Firme falsificate: licenziamento per giusta causa
La Suprema corte con l’ordinanza 26710 del 1 ottobre 2021 ha statuito la legittimità del licenziamento di un dipendente per aver falsificato firme concernenti operazioni finanziarie.
Nella vicenda al vaglio della Corte un lavoratore, specialista finanziario, veniva licenziato senza preavviso, per violazioni dolose di leggi o regolamenti o dei doveri d’ufficio idonei ad arrecare forte pregiudizio alla società o a terzi, di gravità tale da non consentirne la prosecuzione.
In sede di merito, all’esito di un’ampia ricognizione del quadro probatorio, era emersa l’evidenza del compimento, da parte del dipendente, di gravi irregolarità, rilevate dal servizio ispettivo nel contesto dell’attività di vigilanza. Esse erano consistite nell’apposizione, da parte del ricorrente, di firme contraffatte di due clienti, nel corso di una serie di operazioni concernenti la revoca della richiesta di finanziamento del quinto dello stipendio e la sottoscrizione di quote.

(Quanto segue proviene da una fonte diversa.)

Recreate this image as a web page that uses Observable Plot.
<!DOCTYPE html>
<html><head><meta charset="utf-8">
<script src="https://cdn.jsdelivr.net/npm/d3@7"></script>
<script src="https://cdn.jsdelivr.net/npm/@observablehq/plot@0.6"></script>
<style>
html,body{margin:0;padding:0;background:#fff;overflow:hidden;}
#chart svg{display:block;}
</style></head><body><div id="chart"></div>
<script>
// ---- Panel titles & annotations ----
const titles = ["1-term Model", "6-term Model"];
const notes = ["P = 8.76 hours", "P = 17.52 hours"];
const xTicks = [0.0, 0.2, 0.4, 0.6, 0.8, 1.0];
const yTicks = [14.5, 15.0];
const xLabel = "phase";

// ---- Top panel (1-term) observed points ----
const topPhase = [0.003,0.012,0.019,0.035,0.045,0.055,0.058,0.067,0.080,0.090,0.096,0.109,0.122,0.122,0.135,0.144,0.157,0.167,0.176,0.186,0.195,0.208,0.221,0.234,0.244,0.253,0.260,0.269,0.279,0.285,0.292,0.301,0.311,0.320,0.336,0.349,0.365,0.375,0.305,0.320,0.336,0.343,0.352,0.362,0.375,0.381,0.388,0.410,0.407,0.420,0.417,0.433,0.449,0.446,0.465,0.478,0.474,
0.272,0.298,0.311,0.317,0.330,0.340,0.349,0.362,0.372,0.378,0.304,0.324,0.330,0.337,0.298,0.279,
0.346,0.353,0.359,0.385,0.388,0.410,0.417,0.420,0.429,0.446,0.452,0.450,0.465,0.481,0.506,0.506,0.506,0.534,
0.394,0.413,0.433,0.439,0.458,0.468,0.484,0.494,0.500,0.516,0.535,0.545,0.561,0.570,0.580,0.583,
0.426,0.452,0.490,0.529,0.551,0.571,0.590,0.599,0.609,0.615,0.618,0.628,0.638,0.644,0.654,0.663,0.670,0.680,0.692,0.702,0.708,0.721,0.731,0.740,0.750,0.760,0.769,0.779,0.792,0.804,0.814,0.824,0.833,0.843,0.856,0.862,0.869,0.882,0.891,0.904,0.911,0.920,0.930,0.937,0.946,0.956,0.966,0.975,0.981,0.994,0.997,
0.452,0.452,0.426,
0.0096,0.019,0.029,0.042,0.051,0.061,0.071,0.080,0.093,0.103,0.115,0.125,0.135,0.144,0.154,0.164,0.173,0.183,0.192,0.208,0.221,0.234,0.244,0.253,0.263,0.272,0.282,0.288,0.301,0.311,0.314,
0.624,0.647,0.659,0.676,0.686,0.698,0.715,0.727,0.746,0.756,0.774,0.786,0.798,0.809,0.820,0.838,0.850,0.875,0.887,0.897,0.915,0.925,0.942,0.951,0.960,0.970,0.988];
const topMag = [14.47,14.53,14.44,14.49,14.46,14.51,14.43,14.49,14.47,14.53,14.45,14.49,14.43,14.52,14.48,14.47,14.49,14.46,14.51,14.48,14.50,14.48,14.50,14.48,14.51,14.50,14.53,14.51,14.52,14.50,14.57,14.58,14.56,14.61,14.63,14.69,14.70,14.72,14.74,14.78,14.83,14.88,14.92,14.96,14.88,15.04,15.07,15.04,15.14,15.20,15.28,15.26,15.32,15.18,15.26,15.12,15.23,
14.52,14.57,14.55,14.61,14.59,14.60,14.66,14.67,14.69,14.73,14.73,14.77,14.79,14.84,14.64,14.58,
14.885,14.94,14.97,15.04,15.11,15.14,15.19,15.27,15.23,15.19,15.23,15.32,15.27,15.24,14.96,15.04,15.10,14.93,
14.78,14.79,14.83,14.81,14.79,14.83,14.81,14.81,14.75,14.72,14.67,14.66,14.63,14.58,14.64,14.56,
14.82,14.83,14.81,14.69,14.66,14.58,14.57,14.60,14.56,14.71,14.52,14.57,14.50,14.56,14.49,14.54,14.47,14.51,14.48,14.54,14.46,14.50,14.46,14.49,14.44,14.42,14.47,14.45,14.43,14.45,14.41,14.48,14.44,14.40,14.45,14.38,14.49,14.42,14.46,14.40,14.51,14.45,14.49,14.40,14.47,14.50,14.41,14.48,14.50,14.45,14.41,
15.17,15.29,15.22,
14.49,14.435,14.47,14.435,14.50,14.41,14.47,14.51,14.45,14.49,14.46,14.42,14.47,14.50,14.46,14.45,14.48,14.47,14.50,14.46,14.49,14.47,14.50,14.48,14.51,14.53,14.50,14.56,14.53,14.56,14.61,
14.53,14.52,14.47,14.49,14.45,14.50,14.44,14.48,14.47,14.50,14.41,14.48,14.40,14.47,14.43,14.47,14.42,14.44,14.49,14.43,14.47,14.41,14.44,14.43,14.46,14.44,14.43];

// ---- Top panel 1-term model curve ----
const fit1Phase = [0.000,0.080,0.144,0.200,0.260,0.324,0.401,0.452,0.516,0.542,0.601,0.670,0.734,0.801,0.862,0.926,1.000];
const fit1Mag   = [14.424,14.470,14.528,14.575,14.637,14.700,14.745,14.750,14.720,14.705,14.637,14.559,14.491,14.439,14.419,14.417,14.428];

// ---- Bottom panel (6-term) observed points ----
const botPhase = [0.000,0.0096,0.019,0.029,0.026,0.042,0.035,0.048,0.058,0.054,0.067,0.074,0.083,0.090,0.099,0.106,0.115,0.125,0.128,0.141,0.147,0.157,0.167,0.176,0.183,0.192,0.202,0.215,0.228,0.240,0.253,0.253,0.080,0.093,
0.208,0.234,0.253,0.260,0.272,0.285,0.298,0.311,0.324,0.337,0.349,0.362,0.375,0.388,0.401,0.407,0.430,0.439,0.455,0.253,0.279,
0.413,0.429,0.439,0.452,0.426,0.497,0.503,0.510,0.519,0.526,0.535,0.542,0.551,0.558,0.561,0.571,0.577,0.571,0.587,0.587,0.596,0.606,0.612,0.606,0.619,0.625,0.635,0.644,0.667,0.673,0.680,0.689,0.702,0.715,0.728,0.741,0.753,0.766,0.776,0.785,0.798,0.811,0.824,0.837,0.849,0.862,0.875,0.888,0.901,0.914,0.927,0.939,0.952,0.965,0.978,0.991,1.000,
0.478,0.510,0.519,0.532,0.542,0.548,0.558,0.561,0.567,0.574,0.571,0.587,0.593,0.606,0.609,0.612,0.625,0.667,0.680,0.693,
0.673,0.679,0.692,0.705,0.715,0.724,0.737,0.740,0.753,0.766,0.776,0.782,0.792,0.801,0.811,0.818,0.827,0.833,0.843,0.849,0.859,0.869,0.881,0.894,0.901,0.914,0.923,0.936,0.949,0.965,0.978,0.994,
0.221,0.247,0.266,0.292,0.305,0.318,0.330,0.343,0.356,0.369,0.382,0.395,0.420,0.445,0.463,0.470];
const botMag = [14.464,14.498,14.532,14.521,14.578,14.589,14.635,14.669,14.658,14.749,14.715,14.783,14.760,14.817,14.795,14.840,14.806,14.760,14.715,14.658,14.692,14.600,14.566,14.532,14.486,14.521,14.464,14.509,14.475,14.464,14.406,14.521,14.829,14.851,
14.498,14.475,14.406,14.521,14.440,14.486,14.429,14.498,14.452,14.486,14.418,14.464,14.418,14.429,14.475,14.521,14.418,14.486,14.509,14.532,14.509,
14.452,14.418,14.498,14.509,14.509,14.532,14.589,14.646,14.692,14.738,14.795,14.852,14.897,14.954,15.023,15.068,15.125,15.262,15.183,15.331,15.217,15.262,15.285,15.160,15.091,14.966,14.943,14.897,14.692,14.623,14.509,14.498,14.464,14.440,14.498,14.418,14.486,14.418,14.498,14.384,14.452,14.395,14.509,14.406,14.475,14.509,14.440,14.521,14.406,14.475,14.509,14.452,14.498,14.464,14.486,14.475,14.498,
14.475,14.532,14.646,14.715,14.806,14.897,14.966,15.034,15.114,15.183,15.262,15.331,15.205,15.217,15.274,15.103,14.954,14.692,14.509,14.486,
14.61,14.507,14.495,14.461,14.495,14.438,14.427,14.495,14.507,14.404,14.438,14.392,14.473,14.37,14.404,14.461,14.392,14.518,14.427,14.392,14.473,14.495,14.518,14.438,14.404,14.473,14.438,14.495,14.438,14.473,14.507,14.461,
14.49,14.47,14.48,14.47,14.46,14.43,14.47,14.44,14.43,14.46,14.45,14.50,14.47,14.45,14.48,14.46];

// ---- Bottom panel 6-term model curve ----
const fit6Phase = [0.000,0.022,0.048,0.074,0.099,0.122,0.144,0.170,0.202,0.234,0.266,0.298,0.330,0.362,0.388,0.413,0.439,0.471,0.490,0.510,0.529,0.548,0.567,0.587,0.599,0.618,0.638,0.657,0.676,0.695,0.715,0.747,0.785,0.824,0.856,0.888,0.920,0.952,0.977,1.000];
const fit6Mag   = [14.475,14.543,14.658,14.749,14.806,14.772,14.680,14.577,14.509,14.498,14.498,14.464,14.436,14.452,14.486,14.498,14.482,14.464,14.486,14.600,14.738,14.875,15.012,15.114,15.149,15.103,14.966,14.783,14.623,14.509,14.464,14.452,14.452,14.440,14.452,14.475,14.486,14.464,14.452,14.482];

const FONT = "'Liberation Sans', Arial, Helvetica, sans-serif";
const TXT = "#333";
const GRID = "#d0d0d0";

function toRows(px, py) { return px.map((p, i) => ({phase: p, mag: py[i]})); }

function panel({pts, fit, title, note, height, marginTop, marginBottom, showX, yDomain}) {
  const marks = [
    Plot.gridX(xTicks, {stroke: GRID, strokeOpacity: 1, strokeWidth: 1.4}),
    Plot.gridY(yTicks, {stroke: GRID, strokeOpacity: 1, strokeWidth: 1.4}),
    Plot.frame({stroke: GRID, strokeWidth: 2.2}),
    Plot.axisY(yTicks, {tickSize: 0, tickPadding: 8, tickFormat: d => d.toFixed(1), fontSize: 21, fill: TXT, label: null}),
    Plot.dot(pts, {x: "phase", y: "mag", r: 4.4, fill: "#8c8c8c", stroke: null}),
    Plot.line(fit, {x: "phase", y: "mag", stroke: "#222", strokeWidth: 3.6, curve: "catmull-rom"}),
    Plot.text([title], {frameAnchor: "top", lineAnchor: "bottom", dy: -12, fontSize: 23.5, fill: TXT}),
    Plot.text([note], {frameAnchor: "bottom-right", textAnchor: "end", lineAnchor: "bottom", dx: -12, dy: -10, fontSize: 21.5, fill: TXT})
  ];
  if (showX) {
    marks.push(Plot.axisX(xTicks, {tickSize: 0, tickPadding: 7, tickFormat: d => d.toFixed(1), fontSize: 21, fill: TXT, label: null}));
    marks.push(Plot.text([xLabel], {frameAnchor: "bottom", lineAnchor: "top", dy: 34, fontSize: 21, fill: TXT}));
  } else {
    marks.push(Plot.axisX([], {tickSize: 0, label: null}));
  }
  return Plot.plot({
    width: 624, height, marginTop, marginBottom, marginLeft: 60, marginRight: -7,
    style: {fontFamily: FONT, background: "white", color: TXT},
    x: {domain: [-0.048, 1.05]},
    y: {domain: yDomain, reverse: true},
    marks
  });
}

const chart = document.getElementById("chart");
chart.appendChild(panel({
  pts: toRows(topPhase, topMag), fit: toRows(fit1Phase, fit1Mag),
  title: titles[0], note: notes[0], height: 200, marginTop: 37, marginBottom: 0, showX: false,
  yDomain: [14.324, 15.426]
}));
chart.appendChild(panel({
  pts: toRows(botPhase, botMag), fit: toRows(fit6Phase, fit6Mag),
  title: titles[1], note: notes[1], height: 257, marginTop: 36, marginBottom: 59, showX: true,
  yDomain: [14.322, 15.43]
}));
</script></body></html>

Tale condotta di falsificazione – avevano rilevato i giudici di gravame – trasgrediva i doveri di correttezza inerenti all’obbligazione lavorativa, tradendo un atteggiamento spregiudicato, posto in essere in deliberata violazione delle regole che governano e strutturano il rapporto di lavoro subordinato, in consapevole rottura del rapporto di fiducia intercorrente con la parte datoriale e con la clientela.
Conclusioni, queste, ritenute corrette dagli Ermellini, secondo i quali la Corte territoriale si era attenuta ai principi giurisprudenziali affermati in materia di valutazione della legittimità del licenziamento disciplinare, procedendo a una ricognizione approfondita delle acquisizioni probatorie.
Il comportamento del lavoratore, in particolare, era stato legittimamente qualificato in termini di gravità, avendo arrecato un evidente vulnus ai principi di correttezza e buona fede posti a presidio della nascita e dell’adempimento delle obbligazioni che scandiscono il rapporto di lavoro.
La Corte distrettuale aveva operato una corretta sussunzione dei fatti descritti nell’ambito della categoria dell’inadempimento grave, rubricato all’art. 2119 c.c. per la violazione del complesso di regole in cui si sostanzia “la civiltà del lavoro in un determinato contesto storico-sociale”, ossia degli standards normativi che, rispetto a detti principi, si trovano in rapporto essenziale e integrativo.